Carrego nas pontas dos dedos e no coração a gratidão ao Phelipe e às pessoas que com tanto carinho lêem o que escrevo. O que sempre considero uma Dádiva. Com a escrita tenho a oportunidade de reencontrar pessoas, e conhecer tantas outras. Através dela entre em lugares singelos da particularidade de alguém que em diferentes tempos e espaços dialogou com emoções, idéias, vivências. É de fato um universo surpreendente a escrita e suas vozes que bailam em nós. Por isso aqui agradeço pelos leitores e leitoras que são parte do cotidiano e somam tanto ao ninarem cada texto parido. Cada texto é uma gestação. A gente se abre para o que chega, e num momento a gente solta, deixa ir, perde por completo o “domínio” das palavras e seus sentidos. Tanto mistério no ato de escrever, tanto trabalho…

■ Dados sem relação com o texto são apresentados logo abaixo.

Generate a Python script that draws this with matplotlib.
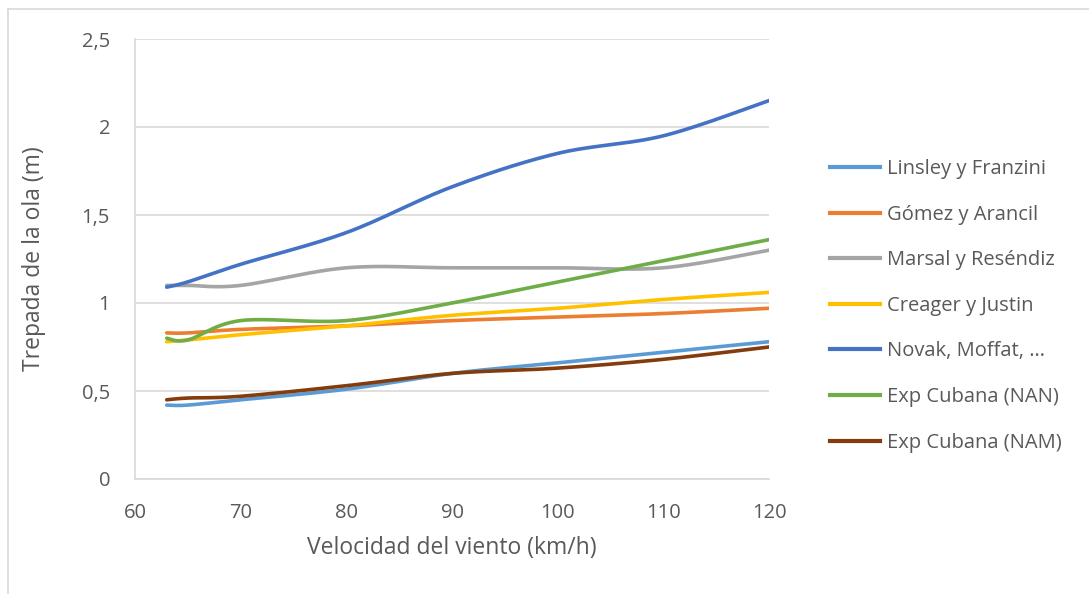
import numpy as np
import matplotlib
matplotlib.use("Agg")
import matplotlib.pyplot as plt
from matplotlib.lines import Line2D
from matplotlib.ticker import FuncFormatter, MultipleLocator

# Wind speed (km/h)
velocidad = [63, 65, 70, 80, 90, 100, 110, 120]

series_names = [
    "Linsley y Franzini",
    "Gómez y Arancil",
    "Marsal y Reséndiz",
    "Creager y Justin",
    "Novak, Moffat, …",
    "Exp Cubana (NAN)",
    "Exp Cubana (NAM)",
]

linsley = [0.42, 0.42, 0.45, 0.51, 0.60, 0.66, 0.72, 0.78]
gomez = [0.83, 0.83, 0.85, 0.87, 0.90, 0.92, 0.94, 0.97]
marsal = [1.10, 1.10, 1.10, 1.20, 1.20, 1.20, 1.20, 1.30]
creager = [0.78, 0.79, 0.82, 0.87, 0.93, 0.97, 1.02, 1.06]
novak = [1.09, 1.12, 1.22, 1.40, 1.66, 1.85, 1.95, 2.15]
cubana_nan = [0.80, 0.79, 0.90, 0.90, 1.00, 1.12, 1.24, 1.36]
cubana_nam = [0.45, 0.46, 0.47, 0.53, 0.60, 0.63, 0.68, 0.75]

colors = ["#5B9BD5", "#ED7D31", "#A5A5A5", "#FFC000", "#4472C4", "#70AD47", "#843C0C"]


def smooth(xs, ys, n=40):
    """Bezier smoothing through every point (spreadsheet-style smoothed line)."""
    P = np.column_stack([xs, ys]).astype(float)
    m = len(P)
    out = []
    for i in range(m - 1):
        p0 = P[i - 1] if i > 0 else P[i]
        p1 = P[i]
        p2 = P[i + 1]
        p3 = P[i + 2] if i + 2 < m else P[i + 1]
        c1 = p1 + (p2 - p0) / 6.0
        c2 = p2 - (p3 - p1) / 6.0
        t = np.linspace(0, 1, n)[:, None]
        seg = ((1 - t) ** 3) * p1 + 3 * ((1 - t) ** 2) * t * c1 + 3 * (1 - t) * t ** 2 * c2 + t ** 3 * p2
        out.append(seg if i == 0 else seg[1:])
    c = np.vstack(out)
    return c[:, 0], c[:, 1]


plt.rcParams["font.family"] = ["Open Sans", "DejaVu Sans"]

W, H = 1089, 594
fig = plt.figure(figsize=(W / 100, H / 100), dpi=100)
ax = fig.add_axes([135 / W, 1 - 479 / H, (769 - 135) / W, (479 - 39) / H])

data = [linsley, gomez, marsal, creager, novak, cubana_nan, cubana_nam]
for name, ys, col in zip(series_names, data, colors):
    sx, sy = smooth(velocidad, ys)
    ax.plot(sx, sy, color=col, lw=2.6, solid_capstyle="round", label=name, zorder=3)

ax.set_xlim(60, 120)
ax.set_ylim(0, 2.5)
ax.xaxis.set_major_locator(MultipleLocator(10))
ax.yaxis.set_major_locator(MultipleLocator(0.5))
ax.yaxis.set_major_formatter(FuncFormatter(lambda v, p: f"{v:g}".replace(".", ",")))

grid_c = "#D9D9D9"
ax.grid(axis="y", color=grid_c, lw=1.2)
ax.set_axisbelow(True)
for s in ["top", "right"]:
    ax.spines[s].set_visible(False)
for s in ["left", "bottom"]:
    ax.spines[s].set_color(grid_c)
    ax.spines[s].set_linewidth(1.2)
ax.tick_params(length=0, labelsize=14.5, colors="#595959")
ax.tick_params(axis="x", pad=17)
ax.tick_params(axis="y", pad=18)

ax.set_xlabel("Velocidad del viento (km/h)", fontsize=16.5, color="#595959", labelpad=10)
ax.set_ylabel("Trepada de la ola (m)", fontsize=16.5, color="#595959", labelpad=26)

handles = [Line2D([0], [0], color=c, lw=3) for c in colors]
leg = fig.legend(handles, series_names, loc="upper left",
                 bbox_to_anchor=(812 / W, 1 - 141 / H), frameon=False,
                 fontsize=14.5, labelcolor="#595959", handlelength=2.5,
                 handletextpad=0.3, labelspacing=1.27)

# Chart frame
fig.add_artist(Line2D([7.5 / W, 7.5 / W], [0, 1 - 8.5 / H], color=grid_c, lw=1.2))
fig.add_artist(Line2D([7.5 / W, 1], [1 - 8.5 / H, 1 - 8.5 / H], color=grid_c, lw=1.2))

fig.savefig("out.png", dpi=100)
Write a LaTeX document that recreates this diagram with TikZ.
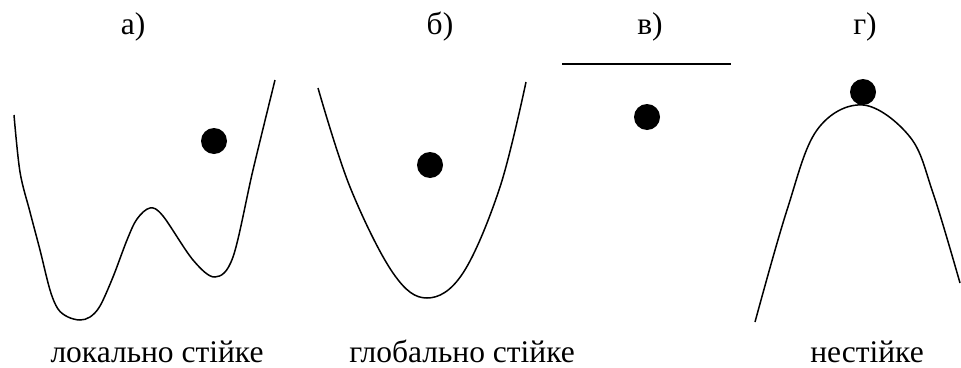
\documentclass[tikz,border=0pt]{standalone}
\usepackage{fontspec}
\setmainfont{Liberation Serif}
\usetikzlibrary{positioning}
\tikzset{
  ball/.style={circle, fill=black, minimum size=26pt, inner sep=0pt},
  curve/.style={line width=1.5pt, black},
  lbl/.style={font=\fontsize{31.5}{36}\selectfont, text=black, anchor=base, inner sep=0pt, text depth=0pt}
}
\begin{document}
\begin{tikzpicture}[x=1pt, y=-1pt]
    \useasboundingbox (0,0) rectangle (961,367);
    % letters
    \foreach \name/\x/\t in {la/133/а), lb/440/б), lc/650/в), ld/865/г)} {
      \node[lbl] (\name) at (\x,34) {\t};
    }
    % a) two wells
    \draw[curve] plot[smooth, tension=0.55] coordinates {(14,115) (20,172) (30,212) (40,250) (50,290) (58,309) (68,317) (80,320) (90,317) (100,306) (113,277) (127,240) (137,219) (150,208) (163,216) (193,260) (215,277) (233,257) (253,170) (275,80)};
    \node[ball] (ba) at (214,141) {};
    % b) parabola
    \draw[curve] plot[smooth, tension=0.6] coordinates {(318,88) (350,187) (393,273) (427,298) (463,273) (500,187) (526,82)};
    \node[ball] (bb) at (430,165) {};
    % c) flat
    \draw[line width=2.2pt] (562,64) -- (731,64);
    \node[ball] (bc) at (647,117) {};
    % d) hill
    \draw[curve] plot[smooth, tension=0.6] coordinates {(755,322) (787,210) (817,130) (863,105) (910,137) (933,193) (960,283)};
    \node[ball] (bd) at (863,92) {};
    % captions
    \node[lbl] (ca) at (157,362) {локально стійке};
    \node[lbl] (cb) at (462,362) {глобально стійке};
    \node[lbl] (cd) at (867,362) {нестійке};
  \end{tikzpicture}
\end{document}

Carrego um sentimento bem profundo de reconhecimento e gratidão a minha família por compreender a dimensão da escrita em mim, desde muito cedo, pois minhas bonecas nunca foram protagonistas de minha espacialidade. Foram substituídas pela observação do mundo, das ruas, das pessoas, dos objetos, das relações sociais. Não sei ao certo se foi bom ou ruim. Apenas foi assim, seguiu, fluiu, me conduziu.

Celebro a força desse mês em mim: o ciclo das águas, o ciclo junino, o solstício de inverno, a vida do filho, a partida da mãe, o tempo e os ventos, as marés… Agradeço os fios não tão visíveis que tecem e tecem muita vida, através do afeto, da solidariedade, perdão, gentilezas, criatividade, sororidade, acalanto, inteligência, contrariando assim os surtos de imbecilidade e sendo um antídoto contra a voracidade dos maus e dos algozes.